If a trade union has been refused recognition voluntarily and the workforce has 21 or more employees, the trade union can apply for statutory recognition from the Central Arbitration Committee, an independent statutory body. There is a complicated statutory process for making a request for recognition.
A trade union that is recognised by an employer acquires further rights, including the ability to negotiate collective bargaining arrangements on behalf of a group of workers and for its workplace representatives to be eligible for time off to carry out trade union duties. Trade union representatives may negotiate with employers on behalf of their members on pay and other conditions (eg, working hours and holidays), be informed of and consulted with about redundancies, and accompany members to disciplinary and grievance meetings.
Trade unions also have the ability to call for industrial action (including organising strike action). They are subject to a complicated process for balloting their members and over the subject of the collective dispute if they wish to avoid being legally liable to the employer and third parties affected by the action. Most commonly, a trade union organising a strike induces workers to break their contracts of employment, which the trade union can be sued for unless it has complied with these legal duties.
Answer ... There are no employment-specific privacy laws in the United Kingdom; rather, the United Kingdom’s data protection regime (principally embodied in the EU General Data Protection Regulation and the Data Protection Act 2018) applies to any data processing which takes place within the employment context in the same way as it does to other commercial data processing activities.
Accordingly, employers, as data controllers, will need to comply with the data protection principles when handling employees’ personal data and, among other things, ensure that they:
- have a legal basis for their data processing activities;
- store employee records in a secure manner;
- keep employee records up to date and for no longer than necessary, and have clear guidelines regarding applicable retention periods; and
- inform employees about what personal data they collect, why they collect it, who it is collected from and who it is shared with.

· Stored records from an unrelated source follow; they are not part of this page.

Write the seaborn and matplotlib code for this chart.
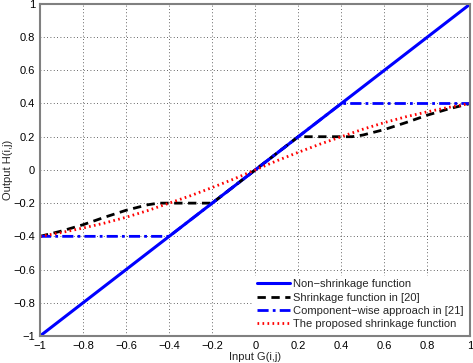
import numpy as np
import pandas as pd
import matplotlib
matplotlib.use("Agg")
import matplotlib.pyplot as plt
import seaborn as sns

# 곡선 데이터
x_identity = [-1.0, 1.0]
y_identity = [-1.0, 1.0]

x_shrink20 = [-1.0, -0.9, -0.8, -0.7, -0.6, -0.5, -0.45, -0.2,
              0.2, 0.45, 0.5, 0.6, 0.7, 0.8, 0.9, 1.0]
y_shrink20 = [-0.4, -0.368, -0.33, -0.285, -0.243, -0.21, -0.2, -0.2,
              0.2, 0.2, 0.21, 0.243, 0.285, 0.33, 0.368, 0.4]

x_comp21 = [-1.0, -0.4, 0.4, 1.0]
y_comp21 = [-0.4, -0.4, 0.4, 0.4]

x_proposed = [-1.0, -0.9, -0.8, -0.7, -0.6, -0.5, -0.4, -0.3, -0.2, -0.1, 0.0,
              0.1, 0.2, 0.3, 0.4, 0.5, 0.6, 0.7, 0.8, 0.9, 1.0]
y_proposed = [-0.4, -0.377, -0.35, -0.32, -0.285, -0.245, -0.2, -0.155, -0.106, -0.055, 0.0,
              0.055, 0.106, 0.155, 0.2, 0.245, 0.285, 0.32, 0.35, 0.377, 0.4]

labels = ["Non\u2212shrinkage function",
          "Shrinkage function in [20]",
          "Component\u2212wise approach in [21]",
          "The proposed shrinkage function"]

sns.set_style("white")
plt.rcParams["font.family"] = ["Liberation Sans", "DejaVu Sans"]
plt.rcParams["axes.unicode_minus"] = True

fig = plt.figure(figsize=(4.73, 3.63), dpi=100)
ax = fig.add_axes([0.0846, 0.0744, 0.910, 0.915])

sns.lineplot(x=x_identity, y=y_identity, ax=ax, color="#0000ff", lw=2.2,
             label=labels[0], sort=False)
sns.lineplot(x=x_shrink20, y=y_shrink20, ax=ax, color="black", lw=2,
             label=labels[1], sort=False, linestyle=(0, (3, 2)))
sns.lineplot(x=x_comp21, y=y_comp21, ax=ax, color="#0000ff", lw=2,
             label=labels[2], sort=False, linestyle=(0, (4, 1.5, 1, 1.5)))
sns.lineplot(x=x_proposed, y=y_proposed, ax=ax, color="#ff0000", lw=2,
             label=labels[3], sort=False, linestyle=(0, (0.6, 1.2)))

ax.set_xlim(-1, 1)
ax.set_ylim(-1, 1)
ax.set_xticks(np.arange(-1, 1.01, 0.2))
ax.set_yticks(np.arange(-1, 1.01, 0.2))
fmt = lambda v: "0" if abs(v) < 1e-9 else ("%g" % round(v, 1)).replace("-", "\u2212")
ax.set_xticklabels([fmt(v) for v in ax.get_xticks()])
ax.set_yticklabels([fmt(v) for v in ax.get_yticks()])
ax.grid(True, linestyle=(0, (1, 3)), color="black", lw=0.6, alpha=0.8)
ax.tick_params(direction="in", length=3, labelsize=8, colors="black", width=0.8)
for s in ax.spines.values():
    s.set_color("#808080")
    s.set_linewidth(1.5)

ax.set_xlabel("Input G(i,j)", fontsize=8, labelpad=1)
ax.set_ylabel("Output H(i,j)", fontsize=8, labelpad=0.5)

leg = ax.legend(loc="lower right", fontsize=8, handlelength=3.0,
                frameon=True, fancybox=False, borderaxespad=0.3,
                labelspacing=0.3, handletextpad=0.3, borderpad=0.3)
leg.get_frame().set_edgecolor("white")
leg.get_frame().set_alpha(1)

fig.savefig("out.png", dpi=100)
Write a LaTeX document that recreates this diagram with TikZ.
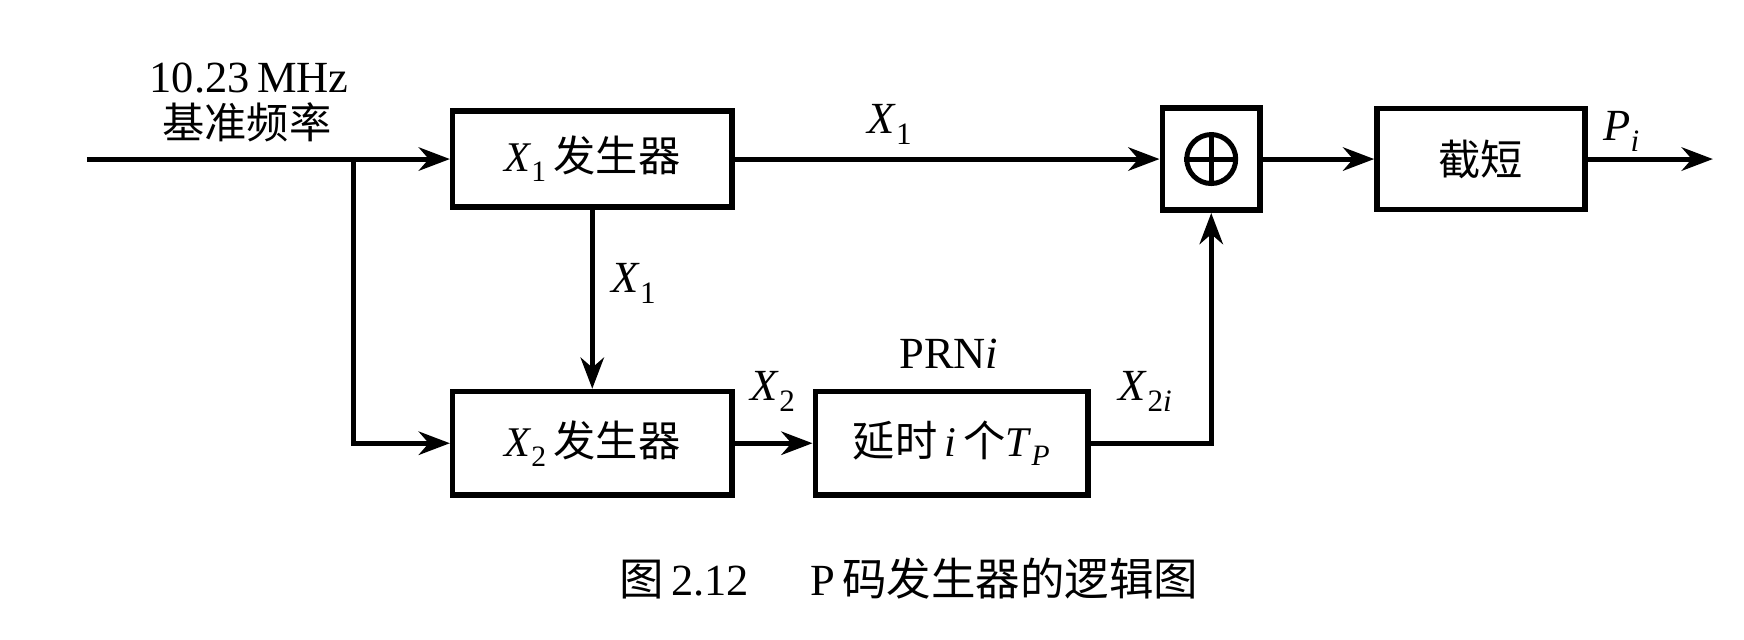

When conducting employee monitoring within the workplace, employers must have regard to this statutory framework, as well as the guidance and codes of practice issued by the information commissioner and the implied term of trust and confidence. Accordingly, it is important for an employer to consider whether to undertake a data privacy impact assessment before conducting any employee monitoring activities and to publicise any systematic monitoring it does conduct.
Answer ... There is no concept of a ‘contingent worker’ under UK law. However, various types of atypical working arrangements may be implemented, including the use of`;
- fixed-term employees (ie, employees engaged for a defined period);
- agency workers (ie, individuals who are employed by an agency and assigned to end-user clients for specific engagements); and
- zero-hour contract workers (ie, workers who are engaged on an ad hoc basis with no guarantee of work).
Atypical workers such as these will still benefit from the applicable statutory and contractual protections outlined in question 1 if they meet the relevant employment status test.
These atypical working arrangements are also specifically regulated, to differing extents, including as follows:
- Fixed-term employees are protected against less favourable treatment compared to permanent employees and the non-renewal of a fixed term contract constitutes dismissal for the purposes of a claim for unfair dismissal.
- Agency workers have various ‘day 1’ and ‘week 12’ rights, such as the right to the same basic pay and working conditions as permanent employees after the twelfth week of their engagement.
- Zero-hour contracts have been the subject of much parliamentary scrutiny and additional protections are due to come into force over the next couple of years, including the right to request a predictable and stable contract after 26 weeks’ service.